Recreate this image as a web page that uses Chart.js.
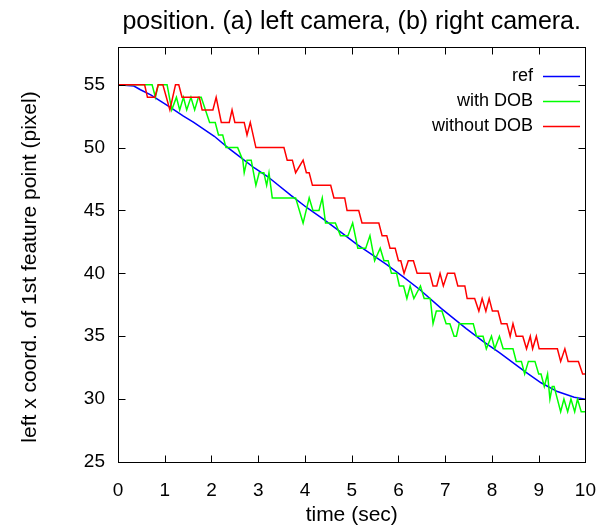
<!DOCTYPE html>
<html>
<head>
<meta charset="utf-8">
<script src="https://cdn.jsdelivr.net/npm/chart.js@4.4.0/dist/chart.umd.min.js"></script>
<style>
  html, body { margin: 0; padding: 0; background: #fff; }
  #wrap { width: 613px; height: 529px; }
</style>
</head>
<body>
<div id="wrap"><canvas id="chart" width="613" height="529"></canvas></div>
<script>
// axis ticks
const xTicks = [0, 1, 2, 3, 4, 5, 6, 7, 8, 9, 10];
const yTicks = [25, 30, 35, 40, 45, 50, 55];

// reference trajectory (time in sec, x coord in pixel)
const refT = [0, 0.34, 0.48, 0.70, 0.91, 1.12, 1.40, 1.62, 2.06, 2.35, 2.63, 2.91, 3.20, 3.70, 4.05,
  4.40, 4.76, 5.11, 5.75, 6.11, 6.46, 6.92, 7.45, 7.81, 8.16, 8.70, 9.05, 9.40, 9.76, 10];
const refV = [55, 54.9, 54.6, 54.2, 53.7, 53.2, 52.5, 52.0, 50.9, 50.0, 49.2, 48.4, 47.7, 46.2, 45.2,
  44.3, 43.3, 42.3, 40.7, 39.7, 38.7, 37.2, 35.6, 34.6, 33.7, 32.2, 31.3, 30.6, 30.15, 30.0];

// measured with DOB
const dobT = [0, 0.73, 0.80, 0.86, 1.05, 1.15, 1.25, 1.32, 1.40, 1.47, 1.56, 1.64, 1.72, 1.78, 1.96,
  2.08, 2.15, 2.24, 2.31, 2.56, 2.67, 2.70, 2.76, 2.85, 2.95, 3.02, 3.12, 3.18, 3.23, 3.30,
  3.80, 3.96, 4.09, 4.17, 4.30, 4.37, 4.44, 4.65, 4.76, 4.92, 5.02, 5.13, 5.30, 5.39, 5.49,
  5.61, 5.69, 5.78, 5.85, 5.96, 6.02, 6.11, 6.18, 6.25, 6.33, 6.47, 6.55, 6.68, 6.74, 6.81,
  6.93, 7.02, 7.10, 7.19, 7.24, 7.30, 7.60, 7.67, 7.81, 7.88, 7.99, 8.06, 8.16, 8.24, 8.45,
  8.52, 8.63, 8.70, 8.78, 8.92, 9.00, 9.05, 9.12, 9.19, 9.24, 9.29, 9.33, 9.40, 9.47, 9.54,
  9.62, 9.69, 9.77, 9.83, 9.91, 10];
const dobV = [55, 55, 54, 55, 55, 53, 54, 53, 54, 53, 54, 53, 54, 54, 52,
  52, 51, 51, 50, 50, 49, 48, 49, 49, 47, 48, 48, 47, 48, 46,
  46, 44, 46, 45, 45, 46, 44, 44, 43, 43, 44, 42, 42, 43, 41,
  42, 41, 41, 40, 40, 39, 39, 38, 39, 38, 39, 38, 38, 36, 37,
  37, 36, 36, 35, 35, 36, 36, 35, 35, 34, 35, 34, 35, 34, 34,
  33, 33, 32, 33, 33, 32, 32, 31, 32, 30, 31, 31, 30, 29, 30,
  29, 30, 29, 30, 29, 29];

// measured without DOB
const noDobT = [0, 0.57, 0.63, 0.79, 0.86, 0.96, 1.11, 1.23, 1.30, 1.37, 1.74, 1.80, 2.03, 2.10, 2.21,
  2.38, 2.44, 2.50, 2.70, 2.76, 2.83, 2.95, 3.55, 3.62, 3.73, 3.80, 3.96, 4.03, 4.09, 4.16,
  4.55, 4.62, 4.85, 4.90, 5.15, 5.22, 5.58, 5.65, 5.75, 5.82, 5.93, 6.00, 6.05, 6.12, 6.21,
  6.32, 6.40, 6.67, 6.74, 6.82, 6.89, 6.96, 7.05, 7.20, 7.27, 7.42, 7.47, 7.63, 7.72, 7.79,
  7.87, 7.94, 8.01, 8.13, 8.20, 8.32, 8.39, 8.45, 8.52, 8.66, 8.74, 8.82, 8.87, 8.95, 9.01,
  9.40, 9.47, 9.56, 9.63, 9.85, 9.94, 10];
const noDobV = [55, 55, 54, 54, 55, 55, 53, 55, 55, 54, 54, 53, 53, 54, 52,
  52, 53, 52, 52, 51, 52, 50, 50, 49, 49, 48, 49, 48, 48, 47,
  47, 46, 46, 45, 45, 44, 44, 43, 43, 42, 42, 41, 41, 40, 41,
  41, 40, 40, 39, 39, 40, 39, 40, 40, 39, 39, 38, 38, 37, 38,
  37, 38, 37, 37, 36, 36, 35, 36, 35, 35, 34, 35, 34, 35, 34,
  34, 33, 34, 33, 33, 32, 32];

const labels = ['ref', 'with DOB', 'without DOB'];
const colors = ['#0000ff', '#00ff00', '#ff0000'];

const FONT = '"Liberation Sans", Arial, Helvetica, sans-serif';

function pts(ts, vs) {
  return ts.map((t, i) => ({ x: t, y: vs[i] }));
}

// border, inward tick marks, text and the key
const decorations = {
  id: 'decorations',
  afterDatasetsDraw(chart) {
    const { ctx, chartArea: a, scales: { x, y } } = chart;
    ctx.save();
    ctx.strokeStyle = '#000';
    ctx.lineWidth = 1;
    const L = Math.round(a.left) + 0.5, R = Math.round(a.right) + 0.5;
    const T = Math.round(a.top) + 0.5, B = Math.round(a.bottom) + 0.5;
    ctx.strokeRect(L, T, R - L, B - T);

    const len = 7;
    ctx.beginPath();
    x.ticks.forEach((t) => {
      const px = Math.round(x.getPixelForValue(t.value)) + 0.5;
      ctx.moveTo(px, B); ctx.lineTo(px, B - len);
      ctx.moveTo(px, T); ctx.lineTo(px, T + len);
    });
    y.ticks.forEach((t) => {
      const py = Math.round(y.getPixelForValue(t.value)) + 0.5;
      ctx.moveTo(L, py); ctx.lineTo(L + len, py);
      ctx.moveTo(R, py); ctx.lineTo(R - len, py);
    });
    ctx.stroke();

    ctx.fillStyle = '#000';
    ctx.textBaseline = 'middle';
    ctx.textAlign = 'center';
    const cx = (a.left + a.right) / 2;
    ctx.font = '25px ' + FONT;
    ctx.fillText('position. (a) left camera, (b) right camera.', cx, 22);

    ctx.font = '21px ' + FONT;
    ctx.fillText('time (sec)', cx, 515);

    ctx.save();
    ctx.translate(30, 267);
    ctx.rotate(-Math.PI / 2);
    ctx.fillText('left x coord. of 1st feature point (pixel)', 0, 0);
    ctx.restore();

    // key, top right inside the frame
    ctx.font = '18px ' + FONT;
    ctx.textAlign = 'right';
    chart.data.datasets.forEach((ds, i) => {
      const ky = 76 + i * 25;
      ctx.fillStyle = '#000';
      ctx.fillText(ds.label, 533, ky);
      ctx.strokeStyle = ds.borderColor;
      ctx.lineWidth = 1.5;
      ctx.beginPath();
      ctx.moveTo(543, ky + 0.5);
      ctx.lineTo(580, ky + 0.5);
      ctx.stroke();
    });
    ctx.restore();
  },
};

new Chart(document.getElementById('chart'), {
  type: 'line',
  data: {
    datasets: [
      { label: labels[0], data: pts(refT, refV), borderColor: colors[0], order: 3 },
      { label: labels[1], data: pts(dobT, dobV), borderColor: colors[1], order: 2 },
      { label: labels[2], data: pts(noDobT, noDobV), borderColor: colors[2], order: 1 },
    ],
  },
  options: {
    responsive: false,
    animation: false,
    devicePixelRatio: 1,
    layout: { padding: { top: 47, right: 25, left: 0, bottom: 0 } },
    elements: {
      point: { radius: 0 },
      line: { borderWidth: 1.5, tension: 0 },
    },
    plugins: {
      legend: { display: false },
      title: { display: false },
      tooltip: { enabled: false },
    },
    scales: {
      x: {
        type: 'linear',
        min: 0,
        max: 10,
        afterBuildTicks: (s) => { s.ticks = xTicks.map((v) => ({ value: v })); },
        afterFit: (s) => { s.height = 67; },
        grid: { display: false, drawTicks: false },
        border: { display: false },
        ticks: { color: '#000', padding: 17, maxRotation: 0, autoSkip: false, font: { family: FONT, size: 19 } },
      },
      y: {
        type: 'linear',
        min: 25,
        max: 58,
        afterBuildTicks: (s) => { s.ticks = yTicks.map((v) => ({ value: v })); },
        afterFit: (s) => { s.width = 118; },
        grid: { display: false, drawTicks: false },
        border: { display: false },
        ticks: { color: '#000', padding: 13, font: { family: FONT, size: 19 } },
      },
    },
  },
  plugins: [decorations],
});
</script>
</body>
</html>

# Problem to work on
Exactly as they appear, print the lines of the listing above from its first line through the line that contains "30.6, 30.15, 30.0];", minus the pictures.

# Problem solution
Recreate this image as a web page that uses Chart.js.
<!DOCTYPE html>
<html>
<head>
<meta charset="utf-8">
<script src="https://cdn.jsdelivr.net/npm/chart.js@4.4.0/dist/chart.umd.min.js"></script>
<style>
  html, body { margin: 0; padding: 0; background: #fff; }
  #wrap { width: 613px; height: 529px; }
</style>
</head>
<body>
<div id="wrap"><canvas id="chart" width="613" height="529"></canvas></div>
<script>
// axis ticks
const xTicks = [0, 1, 2, 3, 4, 5, 6, 7, 8, 9, 10];
const yTicks = [25, 30, 35, 40, 45, 50, 55];

// reference trajectory (time in sec, x coord in pixel)
const refT = [0, 0.34, 0.48, 0.70, 0.91, 1.12, 1.40, 1.62, 2.06, 2.35, 2.63, 2.91, 3.20, 3.70, 4.05,
  4.40, 4.76, 5.11, 5.75, 6.11, 6.46, 6.92, 7.45, 7.81, 8.16, 8.70, 9.05, 9.40, 9.76, 10];
const refV = [55, 54.9, 54.6, 54.2, 53.7, 53.2, 52.5, 52.0, 50.9, 50.0, 49.2, 48.4, 47.7, 46.2, 45.2,
  44.3, 43.3, 42.3, 40.7, 39.7, 38.7, 37.2, 35.6, 34.6, 33.7, 32.2, 31.3, 30.6, 30.15, 30.0];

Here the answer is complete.